Data extracted from a collection:
+ + + + +

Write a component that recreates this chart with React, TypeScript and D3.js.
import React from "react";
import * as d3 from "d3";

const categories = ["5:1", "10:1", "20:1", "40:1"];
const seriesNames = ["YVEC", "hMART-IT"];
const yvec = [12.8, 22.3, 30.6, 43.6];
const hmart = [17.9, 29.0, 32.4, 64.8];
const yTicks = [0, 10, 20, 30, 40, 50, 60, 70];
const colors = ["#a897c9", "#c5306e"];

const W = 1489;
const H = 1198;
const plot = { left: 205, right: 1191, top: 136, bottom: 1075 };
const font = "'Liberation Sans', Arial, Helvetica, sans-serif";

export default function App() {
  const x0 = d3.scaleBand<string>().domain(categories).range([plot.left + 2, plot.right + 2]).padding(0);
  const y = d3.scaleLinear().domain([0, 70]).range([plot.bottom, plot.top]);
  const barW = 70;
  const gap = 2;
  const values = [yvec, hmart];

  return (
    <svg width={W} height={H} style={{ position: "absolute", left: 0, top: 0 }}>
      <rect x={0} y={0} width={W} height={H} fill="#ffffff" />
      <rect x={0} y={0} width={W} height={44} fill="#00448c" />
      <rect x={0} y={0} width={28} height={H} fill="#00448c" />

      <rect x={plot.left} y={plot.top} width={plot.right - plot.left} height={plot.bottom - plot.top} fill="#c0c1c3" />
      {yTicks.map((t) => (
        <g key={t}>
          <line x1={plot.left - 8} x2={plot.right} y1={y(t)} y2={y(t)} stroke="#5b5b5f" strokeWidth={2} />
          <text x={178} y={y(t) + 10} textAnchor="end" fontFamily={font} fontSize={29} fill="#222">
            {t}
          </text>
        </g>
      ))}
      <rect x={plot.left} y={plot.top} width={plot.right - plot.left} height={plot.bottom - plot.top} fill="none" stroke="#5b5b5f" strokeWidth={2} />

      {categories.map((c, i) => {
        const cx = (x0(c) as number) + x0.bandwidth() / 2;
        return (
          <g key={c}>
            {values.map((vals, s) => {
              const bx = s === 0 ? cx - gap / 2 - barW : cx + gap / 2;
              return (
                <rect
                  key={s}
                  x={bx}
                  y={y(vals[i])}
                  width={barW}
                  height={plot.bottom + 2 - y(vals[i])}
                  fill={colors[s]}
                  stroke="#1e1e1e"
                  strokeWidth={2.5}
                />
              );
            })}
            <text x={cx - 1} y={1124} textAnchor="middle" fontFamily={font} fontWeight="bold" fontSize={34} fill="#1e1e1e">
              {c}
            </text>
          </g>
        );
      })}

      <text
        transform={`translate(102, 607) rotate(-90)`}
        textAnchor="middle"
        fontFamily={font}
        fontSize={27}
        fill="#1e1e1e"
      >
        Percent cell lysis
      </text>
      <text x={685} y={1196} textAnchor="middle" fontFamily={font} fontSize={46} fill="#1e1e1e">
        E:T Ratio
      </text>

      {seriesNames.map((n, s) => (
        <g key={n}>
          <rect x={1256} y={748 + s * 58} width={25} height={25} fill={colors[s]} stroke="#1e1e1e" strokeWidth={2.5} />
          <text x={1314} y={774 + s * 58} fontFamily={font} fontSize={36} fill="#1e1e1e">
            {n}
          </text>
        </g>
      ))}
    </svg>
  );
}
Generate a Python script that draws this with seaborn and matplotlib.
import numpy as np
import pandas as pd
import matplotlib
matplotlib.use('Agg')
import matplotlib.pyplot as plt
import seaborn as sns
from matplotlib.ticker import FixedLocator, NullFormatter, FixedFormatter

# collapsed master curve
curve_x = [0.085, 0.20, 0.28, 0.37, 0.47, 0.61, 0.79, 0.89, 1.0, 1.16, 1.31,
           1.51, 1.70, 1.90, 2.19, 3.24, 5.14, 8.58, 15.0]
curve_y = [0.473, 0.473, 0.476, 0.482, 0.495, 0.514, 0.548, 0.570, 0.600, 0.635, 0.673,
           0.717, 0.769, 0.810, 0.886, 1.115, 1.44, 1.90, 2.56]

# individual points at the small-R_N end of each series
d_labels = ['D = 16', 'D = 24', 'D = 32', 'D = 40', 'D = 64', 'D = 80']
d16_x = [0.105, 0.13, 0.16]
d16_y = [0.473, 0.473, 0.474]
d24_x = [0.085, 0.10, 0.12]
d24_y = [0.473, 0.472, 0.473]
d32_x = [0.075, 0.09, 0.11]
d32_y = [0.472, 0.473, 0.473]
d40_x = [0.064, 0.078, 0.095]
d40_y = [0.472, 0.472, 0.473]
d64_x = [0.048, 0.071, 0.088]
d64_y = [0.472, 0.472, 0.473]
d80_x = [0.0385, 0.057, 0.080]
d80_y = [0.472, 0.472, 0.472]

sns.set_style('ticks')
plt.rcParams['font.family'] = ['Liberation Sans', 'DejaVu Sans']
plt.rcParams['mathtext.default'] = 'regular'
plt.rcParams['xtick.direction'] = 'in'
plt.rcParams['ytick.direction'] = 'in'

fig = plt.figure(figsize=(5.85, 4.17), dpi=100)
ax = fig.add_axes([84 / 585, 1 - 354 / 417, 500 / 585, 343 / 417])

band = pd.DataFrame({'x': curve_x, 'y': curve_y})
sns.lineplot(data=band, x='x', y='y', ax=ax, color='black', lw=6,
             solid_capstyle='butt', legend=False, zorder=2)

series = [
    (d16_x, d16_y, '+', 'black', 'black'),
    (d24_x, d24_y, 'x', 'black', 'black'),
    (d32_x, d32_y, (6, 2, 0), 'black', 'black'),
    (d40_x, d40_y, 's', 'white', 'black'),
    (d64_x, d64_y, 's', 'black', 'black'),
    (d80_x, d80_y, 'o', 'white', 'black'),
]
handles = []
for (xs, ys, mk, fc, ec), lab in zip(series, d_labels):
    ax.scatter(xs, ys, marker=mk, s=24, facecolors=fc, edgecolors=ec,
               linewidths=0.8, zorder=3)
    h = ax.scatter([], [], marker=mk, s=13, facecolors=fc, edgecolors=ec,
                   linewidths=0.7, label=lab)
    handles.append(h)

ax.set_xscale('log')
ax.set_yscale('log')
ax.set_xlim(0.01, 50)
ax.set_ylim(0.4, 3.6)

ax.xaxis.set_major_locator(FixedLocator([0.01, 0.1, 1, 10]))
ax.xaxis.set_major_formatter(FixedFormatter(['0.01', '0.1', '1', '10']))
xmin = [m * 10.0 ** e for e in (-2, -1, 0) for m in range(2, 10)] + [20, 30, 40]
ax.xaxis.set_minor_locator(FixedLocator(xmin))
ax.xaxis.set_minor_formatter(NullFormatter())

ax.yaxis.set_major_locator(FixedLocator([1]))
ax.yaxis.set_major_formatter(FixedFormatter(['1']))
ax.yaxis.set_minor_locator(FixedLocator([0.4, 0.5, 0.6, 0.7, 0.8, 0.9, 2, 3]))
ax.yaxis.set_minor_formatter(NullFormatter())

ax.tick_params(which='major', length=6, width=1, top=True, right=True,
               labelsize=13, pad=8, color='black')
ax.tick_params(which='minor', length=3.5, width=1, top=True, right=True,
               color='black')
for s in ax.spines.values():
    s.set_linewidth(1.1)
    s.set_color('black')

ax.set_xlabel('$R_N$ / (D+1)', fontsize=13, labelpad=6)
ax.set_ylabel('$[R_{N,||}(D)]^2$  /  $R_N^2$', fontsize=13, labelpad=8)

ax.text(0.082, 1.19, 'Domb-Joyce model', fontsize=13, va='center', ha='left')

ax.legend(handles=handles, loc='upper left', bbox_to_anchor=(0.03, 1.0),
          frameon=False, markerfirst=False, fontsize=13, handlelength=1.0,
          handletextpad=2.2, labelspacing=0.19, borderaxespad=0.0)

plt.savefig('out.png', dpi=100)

+ + + + +

The request>
Copy verbatim the line that contains "Generate a Python", the line that contains "handles.append(h)", and all lines between them.

Exercise result>
Generate a Python script that draws this with seaborn and matplotlib.
import numpy as np
import pandas as pd
import matplotlib
matplotlib.use('Agg')
import matplotlib.pyplot as plt
import seaborn as sns
from matplotlib.ticker import FixedLocator, NullFormatter, FixedFormatter

# collapsed master curve
curve_x = [0.085, 0.20, 0.28, 0.37, 0.47, 0.61, 0.79, 0.89, 1.0, 1.16, 1.31,
           1.51, 1.70, 1.90, 2.19, 3.24, 5.14, 8.58, 15.0]
curve_y = [0.473, 0.473, 0.476, 0.482, 0.495, 0.514, 0.548, 0.570, 0.600, 0.635, 0.673,
           0.717, 0.769, 0.810, 0.886, 1.115, 1.44, 1.90, 2.56]

# individual points at the small-R_N end of each series
d_labels = ['D = 16', 'D = 24', 'D = 32', 'D = 40', 'D = 64', 'D = 80']
d16_x = [0.105, 0.13, 0.16]
d16_y = [0.473, 0.473, 0.474]
d24_x = [0.085, 0.10, 0.12]
d24_y = [0.473, 0.472, 0.473]
d32_x = [0.075, 0.09, 0.11]
d32_y = [0.472, 0.473, 0.473]
d40_x = [0.064, 0.078, 0.095]
d40_y = [0.472, 0.472, 0.473]
d64_x = [0.048, 0.071, 0.088]
d64_y = [0.472, 0.472, 0.473]
d80_x = [0.0385, 0.057, 0.080]
d80_y = [0.472, 0.472, 0.472]

sns.set_style('ticks')
plt.rcParams['font.family'] = ['Liberation Sans', 'DejaVu Sans']
plt.rcParams['mathtext.default'] = 'regular'
plt.rcParams['xtick.direction'] = 'in'
plt.rcParams['ytick.direction'] = 'in'

fig = plt.figure(figsize=(5.85, 4.17), dpi=100)
ax = fig.add_axes([84 / 585, 1 - 354 / 417, 500 / 585, 343 / 417])

band = pd.DataFrame({'x': curve_x, 'y': curve_y})
sns.lineplot(data=band, x='x', y='y', ax=ax, color='black', lw=6,
             solid_capstyle='butt', legend=False, zorder=2)

series = [
    (d16_x, d16_y, '+', 'black', 'black'),
    (d24_x, d24_y, 'x', 'black', 'black'),
    (d32_x, d32_y, (6, 2, 0), 'black', 'black'),
    (d40_x, d40_y, 's', 'white', 'black'),
    (d64_x, d64_y, 's', 'black', 'black'),
    (d80_x, d80_y, 'o', 'white', 'black'),
]
handles = []
for (xs, ys, mk, fc, ec), lab in zip(series, d_labels):
    ax.scatter(xs, ys, marker=mk, s=24, facecolors=fc, edgecolors=ec,
               linewidths=0.8, zorder=3)
    h = ax.scatter([], [], marker=mk, s=13, facecolors=fc, edgecolors=ec,
                   linewidths=0.7, label=lab)
    handles.append(h)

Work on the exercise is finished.